Hacker News new | ask | show | jobs
by ludocode 665 days ago
It can be difficult to explain why bootstrapping is important. I put a "Why?" section in the README of my own bootstrapping compiler [0] for this reason.

Security is a big reason and it's one the bootstrappable team tend to focus on. In order to avoid the trusting trust problem and other attacks (like the recent xz backdoor), we need to be able to bootstrap everything from pure source code. They go as far as deleting all pre-generated files to ensure that they only rely on things that are hand-written and auditable. So bootstrapping Python for example is pretty complicated because the source contains code generated by Python scripts.

I'm much more interested in the cultural preservation aspect of it. We want to preserve contemporary media for future archaeologists, for example in the Arctic World Archive [1]. Unfortunately it's pointless if they have no way to decode it. So what do we do? We can preserve the specs, but we can't really expect them to implement x265 and everything else they would need from scratch. We can preserve binaries, but then they'd need to either get thousand-year-old hardware running or virtualize a thousand-year-old CPU. We can give them, say, a definition of a simple Lisp, and then give them code that runs on that, but then who's going to implement x265 in a basic Lisp? None of this is really practical.

That's why in my project I made a simple virtual machine, then bootstrapped C on top of it. It's trivially portable, not just to present-day architectures but to future and alien architectures as well. Any future archaeologist or alien civilization could implement the VM in a day, then run the C bootstrap on it, then compile ffmpeg or whatever and decode our media. There are no black boxes here: it's all debuggable, auditable, open, handwritten source code.

[0]: https://github.com/ludocode/onramp?tab=readme-ov-file#why-bo...

[1]: https://en.wikipedia.org/wiki/Arctic_World_Archive

2 comments

Yep, I think this would have been good context in the OP
Say you start with nothing but "pure source code".

With what tool do you process that source code?

The minimum tool that bootstrapping projects tend to start with is a hex monitor. That is, a simple-as-possible tool that converts hexadecimal bytes of input into raw bytes in memory, and then jumps to it.

You need some way of getting this hex tool in memory of course. On traditional computers this could be done on front panel switches, but of course modern computers don't have those anymore. You could also imagine it hand-woven into core rope memory for example, which could then be connected directly to the CPU at its boot address. There are many options here; getting the hex tool running is very platform-specific.
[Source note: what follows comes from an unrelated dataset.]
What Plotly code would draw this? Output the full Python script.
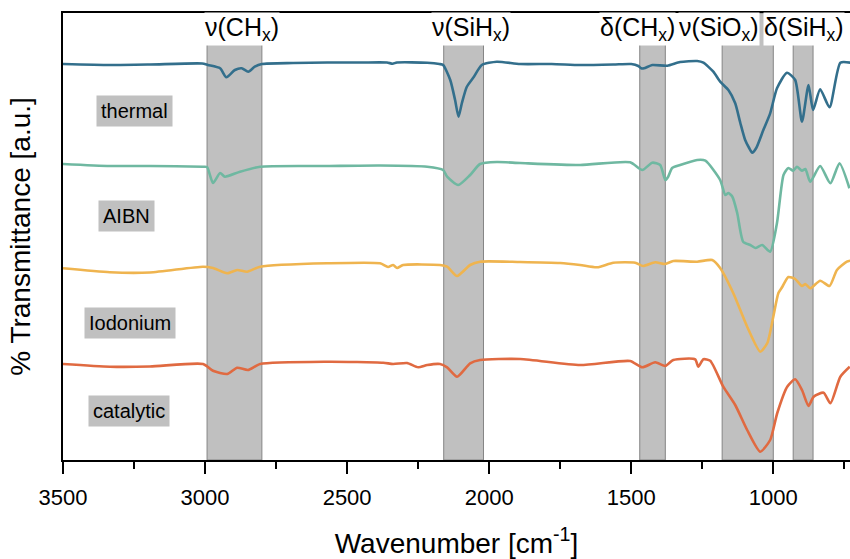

Once you have a hex tool, you can then use that to input the next stage, which is written in commented hexadecimal source code. The next tool then adds a few features, and so does the tool after that, and so on, eventually working your way up to assembly and C.

From the point of view of trust and security, bootstrapping has to be something that's easily repeatable by everyone, in a reasonable amount of time and steps, with the same results.

Not to mention using only the current versions of all the deliverables or at most one version back.